─── Data segment

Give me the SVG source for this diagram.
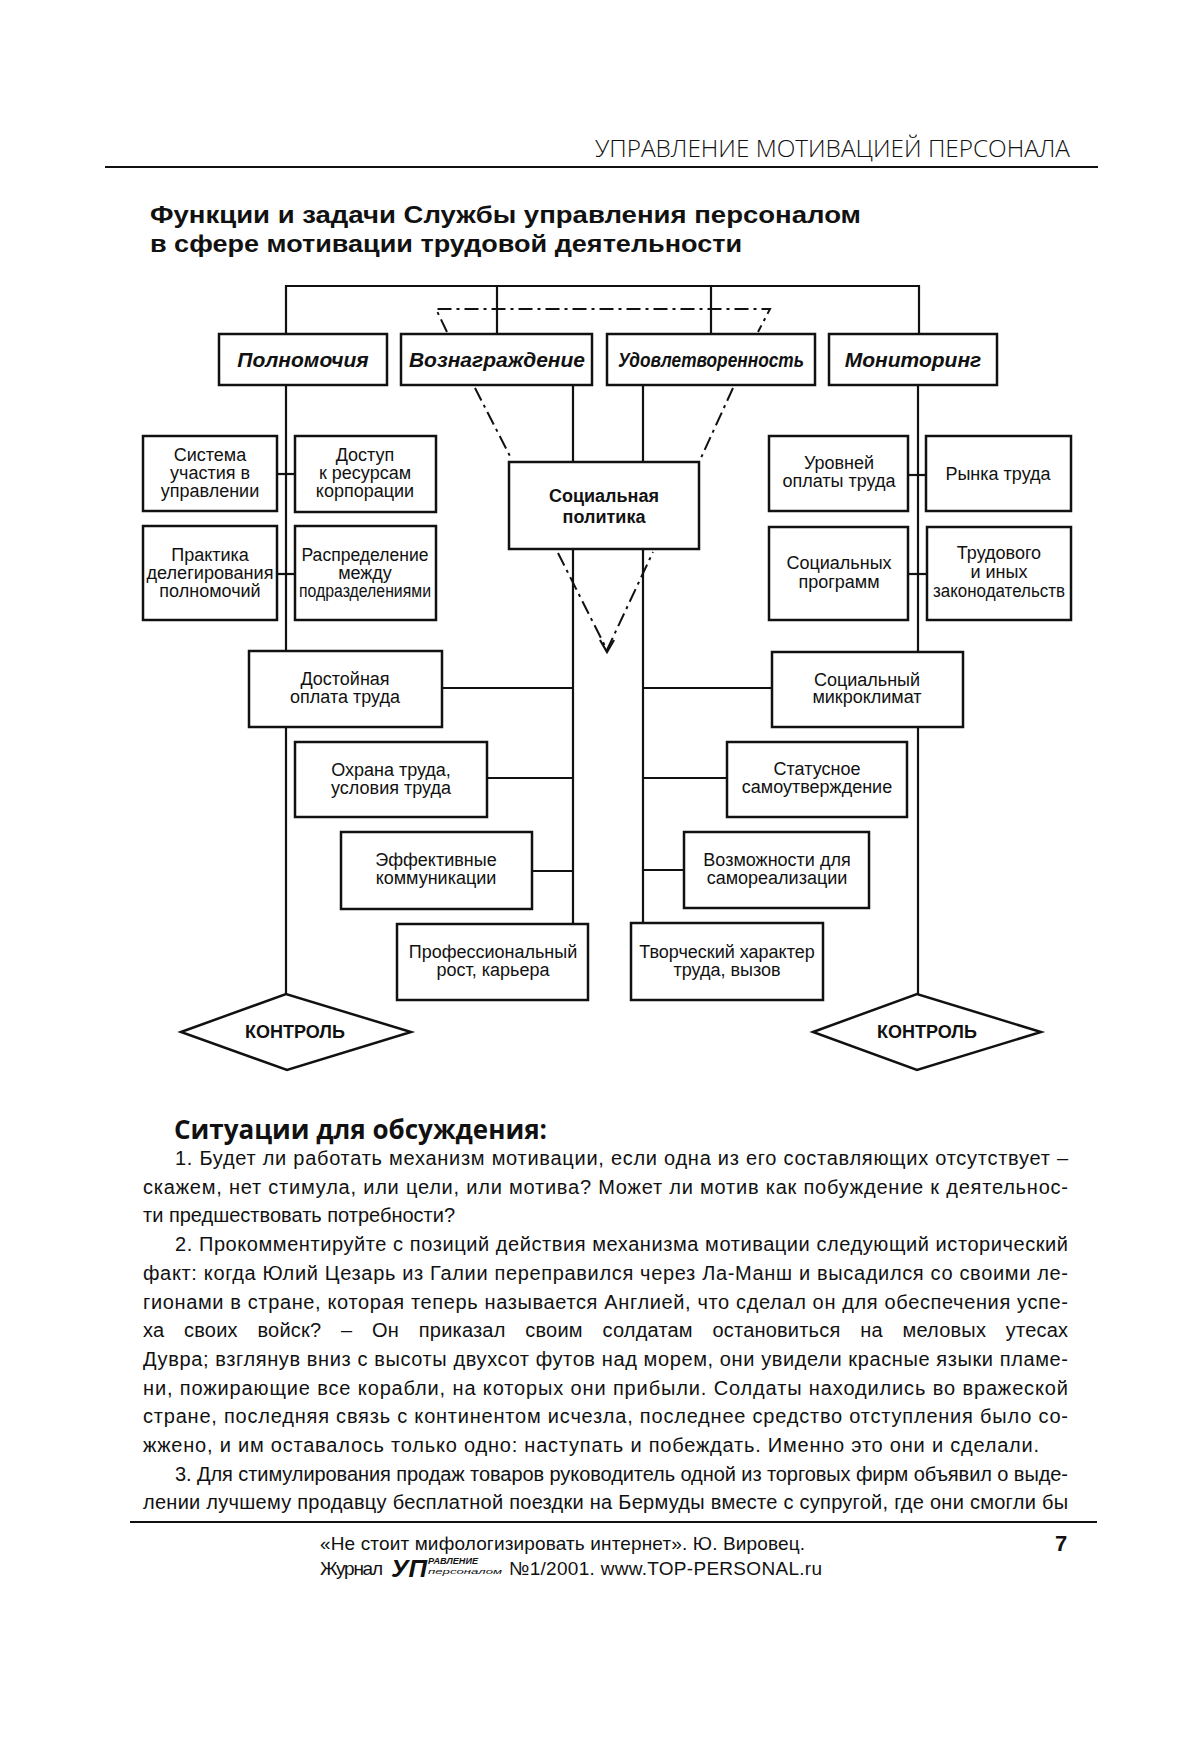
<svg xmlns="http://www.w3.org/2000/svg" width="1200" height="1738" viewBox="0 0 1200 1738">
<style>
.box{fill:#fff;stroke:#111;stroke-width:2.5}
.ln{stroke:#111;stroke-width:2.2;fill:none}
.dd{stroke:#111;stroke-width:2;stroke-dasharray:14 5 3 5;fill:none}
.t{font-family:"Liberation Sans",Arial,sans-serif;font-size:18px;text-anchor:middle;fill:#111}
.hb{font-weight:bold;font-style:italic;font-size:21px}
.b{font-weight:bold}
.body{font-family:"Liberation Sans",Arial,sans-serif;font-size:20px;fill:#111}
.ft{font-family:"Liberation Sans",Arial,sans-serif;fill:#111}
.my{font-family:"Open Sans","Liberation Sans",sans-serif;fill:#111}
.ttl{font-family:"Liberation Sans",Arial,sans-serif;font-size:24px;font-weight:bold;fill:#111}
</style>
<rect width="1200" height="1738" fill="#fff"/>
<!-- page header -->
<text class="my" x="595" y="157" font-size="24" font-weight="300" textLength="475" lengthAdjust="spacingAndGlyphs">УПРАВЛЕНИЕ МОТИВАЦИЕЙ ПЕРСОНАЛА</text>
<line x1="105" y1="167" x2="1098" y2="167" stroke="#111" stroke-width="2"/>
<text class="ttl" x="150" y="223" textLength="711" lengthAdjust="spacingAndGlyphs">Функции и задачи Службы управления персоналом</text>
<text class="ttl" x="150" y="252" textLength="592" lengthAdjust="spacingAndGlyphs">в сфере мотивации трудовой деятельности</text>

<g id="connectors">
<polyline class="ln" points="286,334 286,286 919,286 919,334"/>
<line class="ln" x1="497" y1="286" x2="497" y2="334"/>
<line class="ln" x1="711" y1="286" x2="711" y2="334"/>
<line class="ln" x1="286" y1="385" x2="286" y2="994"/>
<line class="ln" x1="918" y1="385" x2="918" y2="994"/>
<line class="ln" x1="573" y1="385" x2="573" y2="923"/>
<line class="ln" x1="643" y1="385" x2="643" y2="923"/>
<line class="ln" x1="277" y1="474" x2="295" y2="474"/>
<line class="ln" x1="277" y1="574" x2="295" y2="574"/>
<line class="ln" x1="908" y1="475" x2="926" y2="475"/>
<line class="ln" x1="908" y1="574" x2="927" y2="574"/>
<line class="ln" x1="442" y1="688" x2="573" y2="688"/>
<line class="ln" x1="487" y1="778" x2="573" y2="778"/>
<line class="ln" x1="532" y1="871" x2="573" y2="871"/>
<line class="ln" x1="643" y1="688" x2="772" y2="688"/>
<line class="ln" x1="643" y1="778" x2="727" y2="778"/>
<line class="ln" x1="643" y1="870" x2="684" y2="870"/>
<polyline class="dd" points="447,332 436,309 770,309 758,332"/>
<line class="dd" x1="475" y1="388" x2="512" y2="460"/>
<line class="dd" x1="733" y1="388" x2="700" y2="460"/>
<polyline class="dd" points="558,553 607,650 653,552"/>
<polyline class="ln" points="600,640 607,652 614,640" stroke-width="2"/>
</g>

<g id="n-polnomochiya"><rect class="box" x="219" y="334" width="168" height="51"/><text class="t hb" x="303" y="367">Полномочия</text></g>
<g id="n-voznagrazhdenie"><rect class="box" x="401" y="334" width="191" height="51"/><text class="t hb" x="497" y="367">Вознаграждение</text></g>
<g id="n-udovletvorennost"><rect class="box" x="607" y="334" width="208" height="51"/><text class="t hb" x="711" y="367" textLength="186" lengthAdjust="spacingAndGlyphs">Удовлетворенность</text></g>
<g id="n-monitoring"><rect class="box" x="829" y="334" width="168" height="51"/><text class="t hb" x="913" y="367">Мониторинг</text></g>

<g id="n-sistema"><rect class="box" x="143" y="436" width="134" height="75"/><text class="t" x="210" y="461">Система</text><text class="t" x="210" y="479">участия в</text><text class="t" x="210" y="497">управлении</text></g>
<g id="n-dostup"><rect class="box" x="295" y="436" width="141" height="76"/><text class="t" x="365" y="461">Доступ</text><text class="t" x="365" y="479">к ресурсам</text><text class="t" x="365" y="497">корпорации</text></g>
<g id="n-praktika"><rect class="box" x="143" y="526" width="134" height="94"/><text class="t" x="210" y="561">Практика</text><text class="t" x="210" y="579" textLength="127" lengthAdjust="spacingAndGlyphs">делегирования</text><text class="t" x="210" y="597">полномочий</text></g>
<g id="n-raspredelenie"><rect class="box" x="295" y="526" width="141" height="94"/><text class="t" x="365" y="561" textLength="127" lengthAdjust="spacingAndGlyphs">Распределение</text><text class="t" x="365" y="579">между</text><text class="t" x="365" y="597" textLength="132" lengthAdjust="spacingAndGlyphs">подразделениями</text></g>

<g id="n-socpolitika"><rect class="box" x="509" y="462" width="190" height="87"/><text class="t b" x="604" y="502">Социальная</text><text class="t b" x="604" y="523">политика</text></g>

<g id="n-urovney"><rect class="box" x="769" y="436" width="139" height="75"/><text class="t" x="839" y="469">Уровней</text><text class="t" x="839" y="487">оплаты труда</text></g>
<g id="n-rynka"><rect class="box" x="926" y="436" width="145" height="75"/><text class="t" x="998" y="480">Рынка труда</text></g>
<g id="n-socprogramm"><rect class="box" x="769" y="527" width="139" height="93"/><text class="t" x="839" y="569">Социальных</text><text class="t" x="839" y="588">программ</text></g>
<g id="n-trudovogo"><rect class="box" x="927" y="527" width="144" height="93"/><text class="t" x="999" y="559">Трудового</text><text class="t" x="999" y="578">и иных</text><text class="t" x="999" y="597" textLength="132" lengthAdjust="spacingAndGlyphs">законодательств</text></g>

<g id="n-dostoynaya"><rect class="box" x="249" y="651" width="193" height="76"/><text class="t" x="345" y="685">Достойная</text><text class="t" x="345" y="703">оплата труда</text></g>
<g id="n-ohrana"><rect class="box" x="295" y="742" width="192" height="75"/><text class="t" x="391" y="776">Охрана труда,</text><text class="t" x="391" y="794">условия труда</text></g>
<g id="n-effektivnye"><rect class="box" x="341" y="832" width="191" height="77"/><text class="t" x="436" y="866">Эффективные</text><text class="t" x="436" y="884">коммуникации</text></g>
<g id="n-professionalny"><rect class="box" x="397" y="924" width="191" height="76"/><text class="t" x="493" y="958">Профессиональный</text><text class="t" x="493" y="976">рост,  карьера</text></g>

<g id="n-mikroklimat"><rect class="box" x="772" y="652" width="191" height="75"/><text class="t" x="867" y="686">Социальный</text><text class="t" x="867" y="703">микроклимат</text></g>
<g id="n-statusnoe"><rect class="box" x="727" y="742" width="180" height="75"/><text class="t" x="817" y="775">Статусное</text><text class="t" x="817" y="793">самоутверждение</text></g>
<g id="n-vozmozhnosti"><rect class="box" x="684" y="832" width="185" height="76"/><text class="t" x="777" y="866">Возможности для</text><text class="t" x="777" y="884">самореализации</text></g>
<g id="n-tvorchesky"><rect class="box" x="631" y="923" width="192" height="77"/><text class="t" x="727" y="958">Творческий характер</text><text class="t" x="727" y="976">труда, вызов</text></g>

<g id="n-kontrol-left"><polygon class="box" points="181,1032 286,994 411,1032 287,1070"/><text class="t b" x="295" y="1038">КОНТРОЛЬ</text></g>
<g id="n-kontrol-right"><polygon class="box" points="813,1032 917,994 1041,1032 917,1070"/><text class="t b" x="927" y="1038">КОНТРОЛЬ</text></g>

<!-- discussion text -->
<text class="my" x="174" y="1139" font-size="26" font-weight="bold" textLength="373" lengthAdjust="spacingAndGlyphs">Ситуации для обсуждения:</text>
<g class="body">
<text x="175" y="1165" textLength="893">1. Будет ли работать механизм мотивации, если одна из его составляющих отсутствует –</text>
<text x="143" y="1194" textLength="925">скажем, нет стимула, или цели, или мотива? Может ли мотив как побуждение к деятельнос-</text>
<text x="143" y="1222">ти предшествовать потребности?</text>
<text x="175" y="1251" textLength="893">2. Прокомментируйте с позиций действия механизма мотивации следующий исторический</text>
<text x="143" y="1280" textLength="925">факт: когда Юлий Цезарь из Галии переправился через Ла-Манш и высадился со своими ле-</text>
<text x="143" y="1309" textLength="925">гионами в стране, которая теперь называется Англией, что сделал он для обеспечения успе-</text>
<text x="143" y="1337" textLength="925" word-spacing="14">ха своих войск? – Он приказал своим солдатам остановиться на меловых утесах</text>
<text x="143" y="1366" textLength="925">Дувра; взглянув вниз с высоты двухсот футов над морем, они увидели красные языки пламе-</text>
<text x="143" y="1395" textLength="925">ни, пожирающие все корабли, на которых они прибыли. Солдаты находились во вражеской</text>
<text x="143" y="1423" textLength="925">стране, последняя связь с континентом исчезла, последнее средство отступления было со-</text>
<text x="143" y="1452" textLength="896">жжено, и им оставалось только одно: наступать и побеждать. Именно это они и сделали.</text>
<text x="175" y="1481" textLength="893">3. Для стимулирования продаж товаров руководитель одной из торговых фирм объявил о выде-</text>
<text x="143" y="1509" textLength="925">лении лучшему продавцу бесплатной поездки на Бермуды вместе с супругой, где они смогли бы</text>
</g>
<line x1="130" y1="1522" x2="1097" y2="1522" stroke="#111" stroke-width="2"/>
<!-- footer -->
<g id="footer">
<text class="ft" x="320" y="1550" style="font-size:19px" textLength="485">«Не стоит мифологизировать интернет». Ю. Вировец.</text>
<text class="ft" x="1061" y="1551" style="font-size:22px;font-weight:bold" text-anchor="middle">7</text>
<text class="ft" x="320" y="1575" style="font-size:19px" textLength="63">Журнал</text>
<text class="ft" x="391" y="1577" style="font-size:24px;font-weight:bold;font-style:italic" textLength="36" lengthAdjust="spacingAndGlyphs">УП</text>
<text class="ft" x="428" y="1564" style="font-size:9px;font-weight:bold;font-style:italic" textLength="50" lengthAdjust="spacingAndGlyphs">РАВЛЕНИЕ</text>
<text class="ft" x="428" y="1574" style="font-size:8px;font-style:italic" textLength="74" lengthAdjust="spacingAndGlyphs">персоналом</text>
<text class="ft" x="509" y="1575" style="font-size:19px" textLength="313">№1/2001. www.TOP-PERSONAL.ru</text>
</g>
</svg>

──────

Task details
Each line from the top of the material through the line containing "мотивации трудовой деятельности</text>" should be reproduced exactly; please drop any images.

Written response
Give me the SVG source for this diagram.
<svg xmlns="http://www.w3.org/2000/svg" width="1200" height="1738" viewBox="0 0 1200 1738">
<style>
.box{fill:#fff;stroke:#111;stroke-width:2.5}
.ln{stroke:#111;stroke-width:2.2;fill:none}
.dd{stroke:#111;stroke-width:2;stroke-dasharray:14 5 3 5;fill:none}
.t{font-family:"Liberation Sans",Arial,sans-serif;font-size:18px;text-anchor:middle;fill:#111}
.hb{font-weight:bold;font-style:italic;font-size:21px}
.b{font-weight:bold}
.body{font-family:"Liberation Sans",Arial,sans-serif;font-size:20px;fill:#111}
.ft{font-family:"Liberation Sans",Arial,sans-serif;fill:#111}
.my{font-family:"Open Sans","Liberation Sans",sans-serif;fill:#111}
.ttl{font-family:"Liberation Sans",Arial,sans-serif;font-size:24px;font-weight:bold;fill:#111}
</style>
<rect width="1200" height="1738" fill="#fff"/>
<!-- page header -->
<text class="my" x="595" y="157" font-size="24" font-weight="300" textLength="475" lengthAdjust="spacingAndGlyphs">УПРАВЛЕНИЕ МОТИВАЦИЕЙ ПЕРСОНАЛА</text>
<line x1="105" y1="167" x2="1098" y2="167" stroke="#111" stroke-width="2"/>
<text class="ttl" x="150" y="223" textLength="711" lengthAdjust="spacingAndGlyphs">Функции и задачи Службы управления персоналом</text>
<text class="ttl" x="150" y="252" textLength="592" lengthAdjust="spacingAndGlyphs">в сфере мотивации трудовой деятельности</text>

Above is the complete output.